FIFA has fined and ordered Hungary to play two games behind closed doors following their act of racism against English players during the September 2 World Cup qualifier in Budapest.
However, the second ground closure is suspended for two years.
The Hungarian Football Federation has also been fined £158,400 (200,000 Swiss Francs).
“Fifa takes a clear zero tolerance stance against such abhorrent behaviour in football,” read FIFA’s statement.
The governing body added that it remained “firm and resolute in rejecting any form of racism and violence as well as any other form of discrimination or abuse”.
In June, UEFA fined the Hungarian federation £85,500 and ordered a three-game stadium closure, the final match being suspended, for discriminatory behaviour by their supporters during Euro 2020.
That sanction did not apply for England’s visit as the World Cup qualifier was a FIFA game rather than being under the control of Uefa, who did not ask for the punishment to be transferred.
FIFA said it imposed the sanctions “after analysing and taking into consideration all the circumstances of the case, specifically the seriousness of the incidents (racist words and actions, throwing of objects, lighting of fireworks, blocked stairways)”.
I don’t think our players can do any more – Southgate
Raheem Sterling and Jude Bellingham were both targeted, England players were pelted with objects in the second half and a flare was thrown on to the pitch by the home fans at Puskas Arena.
The England players were also booed as they took the knee before the match at the 67,000-capacity stadium.
Sterling was pelted with paper cups and bottles when he opened the scoring for England before a flare was thrown on to the pitch after Harry Maguire put Gareth Southgate’s side 3-0 ahead.

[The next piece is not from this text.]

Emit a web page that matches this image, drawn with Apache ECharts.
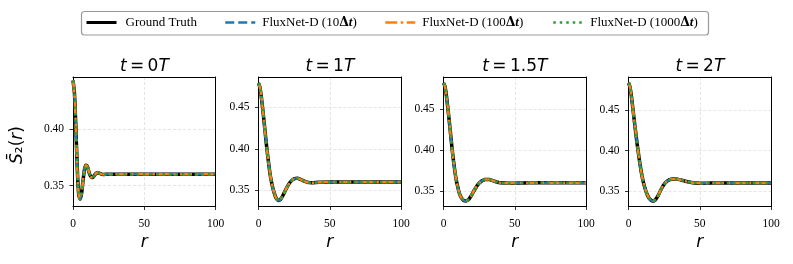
<!DOCTYPE html>
<html><head><meta charset="utf-8">
<script src="https://cdn.jsdelivr.net/npm/echarts@6/dist/echarts.min.js"></script>
<style>html,body{margin:0;padding:0;background:#fff}#c{width:793px;height:264px}</style>
</head><body><div id="c"></div>
<script>
// ---- data ----
const panelTimes = ['0', '1', '1.5', '2'];
const seriesNames = ['Ground Truth', 'FluxNet-D (10Δt)', 'FluxNet-D (100Δt)', 'FluxNet-D (1000Δt)'];
const rValues = [0,1,2,3,4,5,6,7,8,9,10,11,12,13,14,15,16,17,18,19,20,21,22,23,24,25,26,27,28,29,30,31,32,33,34,35,36,37,38,39,40,45,50,55,60,65,70,75,80,85,90,95,100];
const s2_t0 = [0.443,0.432,0.402,0.365,0.342,0.338,0.343,0.354,0.364,0.368,0.367,0.363,0.359,0.3572,0.3574,0.3590,0.3606,0.3613,0.3612,0.3607,0.3602,0.3599,0.3599,0.3600,
  0.36,0.36,0.36,0.36,0.36,0.36,0.36,0.36,0.36,0.36,0.36,0.36,0.36,0.36,0.36,0.36,0.36,
  0.36,0.36,0.36,0.36,0.36,0.36,0.36,0.36,0.36,0.36,0.36,0.36];
const s2_t1 = [0.479,0.474,0.462,0.447,0.431,0.414,0.398,0.384,0.371,0.361,0.353,0.347,0.342,0.339,0.3378,0.3385,0.3405,0.3435,0.3470,0.3505,0.3538,0.3568,0.3594,0.3614,0.3629,0.3639,0.3644,0.3645,0.3642,0.3636,0.3628,0.3620,0.3612,0.3605,0.3599,0.3595,0.3593,0.3592,0.3592,0.3593,0.3594,
  0.3598,0.36,0.36,0.36,0.36,0.36,0.36,0.36,0.36,0.36,0.36,0.36];
const s2_t15 = [0.482,0.478,0.467,0.452,0.436,0.419,0.402,0.387,0.374,0.363,0.355,0.348,0.3435,0.3405,0.3387,0.3380,0.3379,0.3388,0.3405,0.3430,0.3460,0.3492,0.3522,0.3550,0.3575,0.3596,0.3612,0.3625,0.3634,0.3640,0.3642,0.3642,0.3640,0.3636,0.3630,0.3624,0.3618,0.3612,0.3607,0.3603,0.3600,
  0.3596,0.3596,0.3598,0.36,0.36,0.36,0.36,0.36,0.36,0.36,0.36,0.36];
const s2_t2 = [0.484,0.479,0.468,0.453,0.438,0.423,0.409,0.396,0.384,0.373,0.364,0.357,0.351,0.346,0.3425,0.3398,0.3382,0.3376,0.3380,0.3395,0.3420,0.3452,0.3490,0.3525,0.3557,0.3584,0.3605,0.3620,0.3632,0.3640,0.3645,0.3648,0.3649,0.3649,0.3647,0.3644,0.3640,0.3635,0.3630,0.3625,0.3620,
  0.3603,0.3597,0.3597,0.3599,0.36,0.36,0.36,0.36,0.36,0.36,0.36,0.36];
const panelData = [s2_t0, s2_t1, s2_t15, s2_t2];
const yTicks_t0 = [0.35, 0.40];
const yTicks_rest = [0.35, 0.40, 0.45];
const panelYTicks = [yTicks_t0, yTicks_rest, yTicks_rest, yTicks_rest];
const xTickInterval = 50;

// ---- layout / style ----
const yRanges = [[0.3315, 0.4461], [0.3306, 0.4863], [0.3311, 0.4893], [0.3308, 0.4911]];
const gridLefts = [73, 258.5, 443.5, 628.5];
const gridW = 142.7, gridTop = 77, gridH = 129.5;
const colors = ['#000000', '#1f77b4', '#ff7f0e', '#2ca02c'];
const widths = [3.5, 2.5, 2.5, 2.5];
const dashes = ['solid', [9, 4], [12, 3.5, 2.5, 3.5], [2.5, 4]];
const serif = 'Liberation Serif';
const sans = 'DejaVu Sans';
const spine = {show: true, onZero: false, lineStyle: {color: '#000', width: 1}};
const gridLine = {show: true, lineStyle: {color: '#dedede', width: 0.8, type: [3, 2]}};

const grids = [], xAxes = [], yAxes = [], series = [], titles = [], graphics = [];
panelData.forEach((vals, i) => {
  grids.push({left: gridLefts[i], top: gridTop, width: gridW, height: gridH, show: false, containLabel: false});
  // main axes
  xAxes.push({gridIndex: i, type: 'value', position: 'bottom', min: 0, max: 100, interval: xTickInterval,
    axisLine: spine,
    axisTick: {show: true, length: 3.5, lineStyle: {color: '#000', width: 0.8}},
    axisLabel: {color: '#000', fontFamily: serif, fontSize: 11.5, margin: 11},
    splitLine: gridLine, z: 1});
  yAxes.push({gridIndex: i, type: 'value', position: 'left', min: yRanges[i][0], max: yRanges[i][1],
    axisLine: spine,
    axisTick: {show: true, length: 3.5, customValues: panelYTicks[i], lineStyle: {color: '#000', width: 0.8}},
    axisLabel: {color: '#000', fontFamily: serif, fontSize: 11.5, margin: 9, customValues: panelYTicks[i],
      formatter: v => Number(v).toFixed(2)},
    splitLine: gridLine, z: 1});
  // frame (top / right spines)
  xAxes.push({gridIndex: i, type: 'value', position: 'top', min: 0, max: 100,
    axisLine: spine, axisTick: {show: false}, axisLabel: {show: false}, splitLine: {show: false}, z: 10});
  yAxes.push({gridIndex: i, type: 'value', position: 'right', min: yRanges[i][0], max: yRanges[i][1],
    axisLine: spine, axisTick: {show: false}, axisLabel: {show: false}, splitLine: {show: false}, z: 10});
  seriesNames.forEach((nm, k) => {
    series.push({name: nm, type: 'line', xAxisIndex: 2 * i, yAxisIndex: 2 * i,
      data: rValues.map((r, j) => [r, vals[j]]),
      symbol: 'none', showSymbol: false, smooth: 0.25, z: 2 + k, clip: true,
      itemStyle: {color: colors[k]},
      lineStyle: {color: colors[k], width: widths[k], type: dashes[k], cap: 'butt'}});
  });
  titles.push({text: '{i|t}\u2009=\u2009' + panelTimes[i] + '{i|T}', left: gridLefts[i] + gridW / 2, top: 58,
    textAlign: 'center', padding: 0,
    textStyle: {fontFamily: sans, fontSize: 17, fontWeight: 'normal', color: '#000',
      rich: {i: {fontFamily: sans, fontSize: 17, fontStyle: 'italic', color: '#000'}}}});
  graphics.push({type: 'text', x: gridLefts[i] + gridW / 2, y: 243,
    style: {text: 'r', font: 'italic 17px "DejaVu Sans"', fill: '#000', textAlign: 'center', textVerticalAlign: 'middle'}});
});

graphics.push({type: 'text', x: 18, y: 145, rotation: Math.PI / 2,
  style: {text: '{i|S\u0304}{n|\u2082(}{i|r}{n|)}', fill: '#000', textAlign: 'center', textVerticalAlign: 'middle',
    rich: {i: {fontFamily: sans, fontSize: 17, fontStyle: 'italic'}, n: {fontFamily: sans, fontSize: 17}}}});
graphics.push({type: 'rect', shape: {x: 81.5, y: 11.5, width: 627, height: 23.5, r: 3},
  style: {fill: 'rgba(255,255,255,0.8)', stroke: '#9a9a9a', lineWidth: 1.2}, z: 0});

const legendLefts = [85, 224, 384, 552];
const legendTextPad = [4, 2, 2, 2];
const legends = seriesNames.map((nm, k) => ({
  data: [nm], left: legendLefts[k], top: 16, itemWidth: 30, itemHeight: 14, padding: 0, selectedMode: false,
  lineStyle: {width: k === 0 ? 3 : 2.5},
  itemStyle: {opacity: 0},
  formatter: n => n.replace('Δt', '{d|Δ}{t|t}'),
  textStyle: {fontFamily: serif, fontSize: 13, color: '#000', padding: [0, 0, 0, legendTextPad[k]],
    rich: {d: {fontFamily: 'DejaVu Serif', fontSize: 12.5, fontWeight: 'bold'},
           t: {fontFamily: serif, fontSize: 13, fontWeight: 'bold', fontStyle: 'italic'}}}
}));

const chart = echarts.init(document.getElementById('c'), null, {renderer: 'canvas'});
chart.setOption({
  animation: false, backgroundColor: '#fff',
  title: titles, legend: legends, grid: grids, xAxis: xAxes, yAxis: yAxes, series: series, graphic: graphics
});
</script></body></html>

Southgate also had ice thrown at him by fans during his post-match interview with BBC Radio 5 Live.
Kick It Out’s head of development Troy Townsend tweeted: “What does ‘zero tolerance approach’ even mean? Words that read good in print but we’ll never actually adhere to them.
“Anyway, we [in England] have our own problems and don’t even go this far with punishments, so best leave alone.”